(Entries with chart source code)
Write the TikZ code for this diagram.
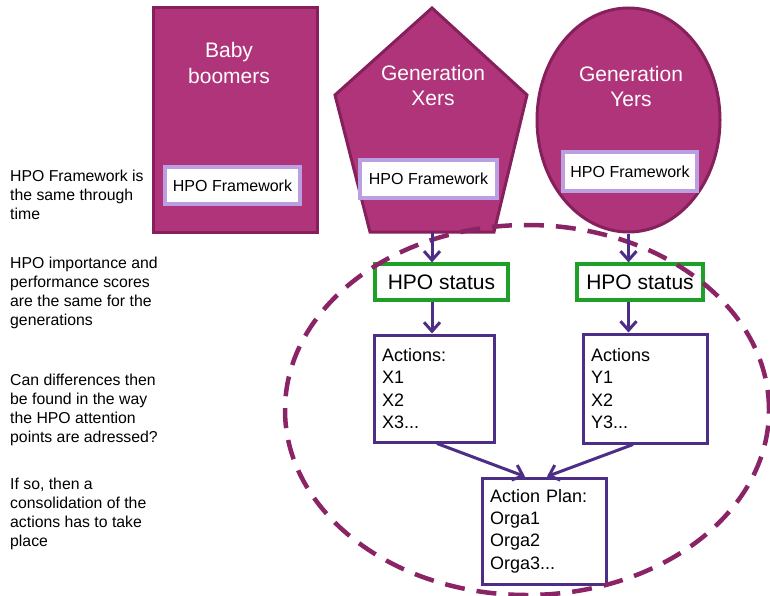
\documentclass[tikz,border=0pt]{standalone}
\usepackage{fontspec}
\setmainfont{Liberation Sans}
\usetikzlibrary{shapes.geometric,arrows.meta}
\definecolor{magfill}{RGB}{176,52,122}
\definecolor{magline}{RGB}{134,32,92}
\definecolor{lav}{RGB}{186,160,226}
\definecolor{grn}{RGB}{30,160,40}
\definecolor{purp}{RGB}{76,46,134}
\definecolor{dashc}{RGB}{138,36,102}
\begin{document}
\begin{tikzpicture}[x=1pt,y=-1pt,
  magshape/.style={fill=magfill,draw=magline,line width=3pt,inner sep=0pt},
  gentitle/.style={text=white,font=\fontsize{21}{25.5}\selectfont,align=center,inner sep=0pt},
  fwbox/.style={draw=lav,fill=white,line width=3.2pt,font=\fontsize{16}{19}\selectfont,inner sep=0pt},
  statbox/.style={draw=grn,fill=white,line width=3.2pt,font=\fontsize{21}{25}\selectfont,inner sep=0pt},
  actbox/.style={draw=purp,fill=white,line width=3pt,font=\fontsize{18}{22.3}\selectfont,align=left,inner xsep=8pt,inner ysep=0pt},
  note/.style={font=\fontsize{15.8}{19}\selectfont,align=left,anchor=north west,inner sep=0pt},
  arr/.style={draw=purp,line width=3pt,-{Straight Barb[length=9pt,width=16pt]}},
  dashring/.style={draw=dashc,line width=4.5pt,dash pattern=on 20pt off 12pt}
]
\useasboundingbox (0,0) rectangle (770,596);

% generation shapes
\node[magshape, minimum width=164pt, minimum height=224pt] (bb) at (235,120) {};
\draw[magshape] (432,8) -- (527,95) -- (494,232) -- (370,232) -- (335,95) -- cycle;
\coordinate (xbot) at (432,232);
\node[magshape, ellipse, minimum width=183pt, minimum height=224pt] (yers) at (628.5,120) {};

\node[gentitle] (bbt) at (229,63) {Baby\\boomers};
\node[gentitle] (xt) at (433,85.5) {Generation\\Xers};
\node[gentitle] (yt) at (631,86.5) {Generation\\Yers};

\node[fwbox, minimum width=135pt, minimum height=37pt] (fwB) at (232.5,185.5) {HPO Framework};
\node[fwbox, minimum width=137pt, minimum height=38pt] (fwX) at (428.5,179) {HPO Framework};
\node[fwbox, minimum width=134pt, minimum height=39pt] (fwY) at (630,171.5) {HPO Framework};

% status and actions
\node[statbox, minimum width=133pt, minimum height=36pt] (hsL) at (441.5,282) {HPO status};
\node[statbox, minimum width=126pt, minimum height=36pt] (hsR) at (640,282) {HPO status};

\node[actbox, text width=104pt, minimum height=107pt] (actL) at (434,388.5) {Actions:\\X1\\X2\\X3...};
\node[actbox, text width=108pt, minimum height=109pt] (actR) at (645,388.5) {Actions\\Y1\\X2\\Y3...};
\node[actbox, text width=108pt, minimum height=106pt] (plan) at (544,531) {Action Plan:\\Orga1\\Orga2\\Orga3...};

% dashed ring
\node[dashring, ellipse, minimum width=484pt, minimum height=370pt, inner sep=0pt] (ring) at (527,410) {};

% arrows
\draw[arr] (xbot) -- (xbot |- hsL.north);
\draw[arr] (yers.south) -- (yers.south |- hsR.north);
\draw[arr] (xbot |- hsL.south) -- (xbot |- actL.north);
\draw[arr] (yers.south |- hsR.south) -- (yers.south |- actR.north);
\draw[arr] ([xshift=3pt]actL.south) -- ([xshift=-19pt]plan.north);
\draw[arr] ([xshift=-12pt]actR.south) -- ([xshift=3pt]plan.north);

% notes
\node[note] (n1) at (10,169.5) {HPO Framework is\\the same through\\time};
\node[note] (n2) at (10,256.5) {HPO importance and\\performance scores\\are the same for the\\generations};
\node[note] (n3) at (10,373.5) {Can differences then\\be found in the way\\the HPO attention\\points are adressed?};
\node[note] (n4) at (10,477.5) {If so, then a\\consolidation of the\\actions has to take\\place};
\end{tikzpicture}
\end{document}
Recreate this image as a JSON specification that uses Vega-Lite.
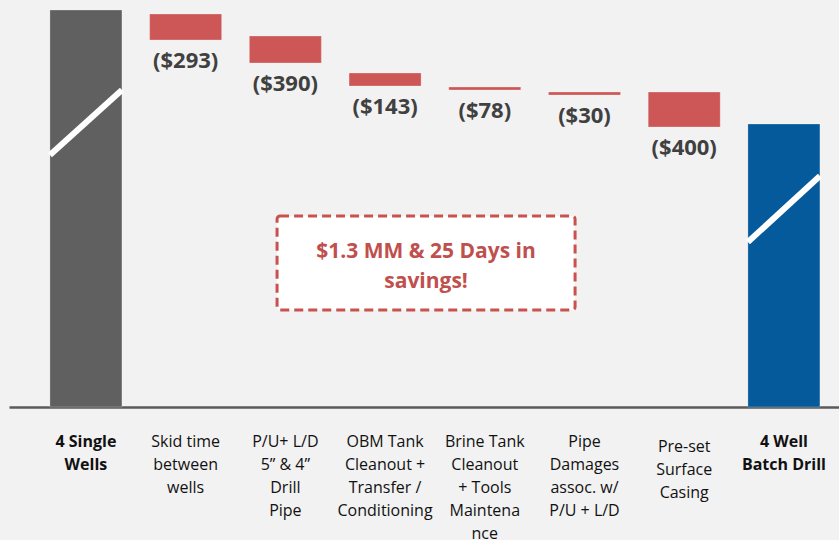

* [REQUIRED WORK] Pictures are excluded; copy all other data exactly as shown.

* [EXERCISE SOLUTION]
Write the TikZ code for this diagram.
\documentclass[tikz,border=0pt]{standalone}
\usepackage{fontspec}
\setmainfont{Liberation Sans}
\usetikzlibrary{shapes.geometric,arrows.meta}
\definecolor{magfill}{RGB}{176,52,122}
\definecolor{magline}{RGB}{134,32,92}
\definecolor{lav}{RGB}{186,160,226}
\definecolor{grn}{RGB}{30,160,40}
\definecolor{purp}{RGB}{76,46,134}
\definecolor{dashc}{RGB}{138,36,102}
\begin{document}
\begin{tikzpicture}[x=1pt,y=-1pt,
  magshape/.style={fill=magfill,draw=magline,line width=3pt,inner sep=0pt},
  gentitle/.style={text=white,font=\fontsize{21}{25.5}\selectfont,align=center,inner sep=0pt},
  fwbox/.style={draw=lav,fill=white,line width=3.2pt,font=\fontsize{16}{19}\selectfont,inner sep=0pt},
  statbox/.style={draw=grn,fill=white,line width=3.2pt,font=\fontsize{21}{25}\selectfont,inner sep=0pt},
  actbox/.style={draw=purp,fill=white,line width=3pt,font=\fontsize{18}{22.3}\selectfont,align=left,inner xsep=8pt,inner ysep=0pt},
  note/.style={font=\fontsize{15.8}{19}\selectfont,align=left,anchor=north west,inner sep=0pt},
  arr/.style={draw=purp,line width=3pt,-{Straight Barb[length=9pt,width=16pt]}},
  dashring/.style={draw=dashc,line width=4.5pt,dash pattern=on 20pt off 12pt}
]
\useasboundingbox (0,0) rectangle (770,596);

% generation shapes
\node[magshape, minimum width=164pt, minimum height=224pt] (bb) at (235,120) {};
\draw[magshape] (432,8) -- (527,95) -- (494,232) -- (370,232) -- (335,95) -- cycle;
\coordinate (xbot) at (432,232);
\node[magshape, ellipse, minimum width=183pt, minimum height=224pt] (yers) at (628.5,120) {};

\node[gentitle] (bbt) at (229,63) {Baby\\boomers};
\node[gentitle] (xt) at (433,85.5) {Generation\\Xers};
\node[gentitle] (yt) at (631,86.5) {Generation\\Yers};

\node[fwbox, minimum width=135pt, minimum height=37pt] (fwB) at (232.5,185.5) {HPO Framework};
\node[fwbox, minimum width=137pt, minimum height=38pt] (fwX) at (428.5,179) {HPO Framework};
\node[fwbox, minimum width=134pt, minimum height=39pt] (fwY) at (630,171.5) {HPO Framework};

% status and actions
\node[statbox, minimum width=133pt, minimum height=36pt] (hsL) at (441.5,282) {HPO status};
\node[statbox, minimum width=126pt, minimum height=36pt] (hsR) at (640,282) {HPO status};

\node[actbox, text width=104pt, minimum height=107pt] (actL) at (434,388.5) {Actions:\\X1\\X2\\X3...};
\node[actbox, text width=108pt, minimum height=109pt] (actR) at (645,388.5) {Actions\\Y1\\X2\\Y3...};
\node[actbox, text width=108pt, minimum height=106pt] (plan) at (544,531) {Action Plan:\\Orga1\\Orga2\\Orga3...};

% dashed ring
\node[dashring, ellipse, minimum width=484pt, minimum height=370pt, inner sep=0pt] (ring) at (527,410) {};

% arrows
\draw[arr] (xbot) -- (xbot |- hsL.north);
\draw[arr] (yers.south) -- (yers.south |- hsR.north);
\draw[arr] (xbot |- hsL.south) -- (xbot |- actL.north);
\draw[arr] (yers.south |- hsR.south) -- (yers.south |- actR.north);
\draw[arr] ([xshift=3pt]actL.south) -- ([xshift=-19pt]plan.north);
\draw[arr] ([xshift=-12pt]actR.south) -- ([xshift=3pt]plan.north);

% notes
\node[note] (n1) at (10,169.5) {HPO Framework is\\the same through\\time};
\node[note] (n2) at (10,256.5) {HPO importance and\\performance scores\\are the same for the\\generations};
\node[note] (n3) at (10,373.5) {Can differences then\\be found in the way\\the HPO attention\\points are adressed?};
\node[note] (n4) at (10,477.5) {If so, then a\\consolidation of the\\actions has to take\\place};
\end{tikzpicture}
\end{document}
Recreate this image as a JSON specification that uses Vega-Lite.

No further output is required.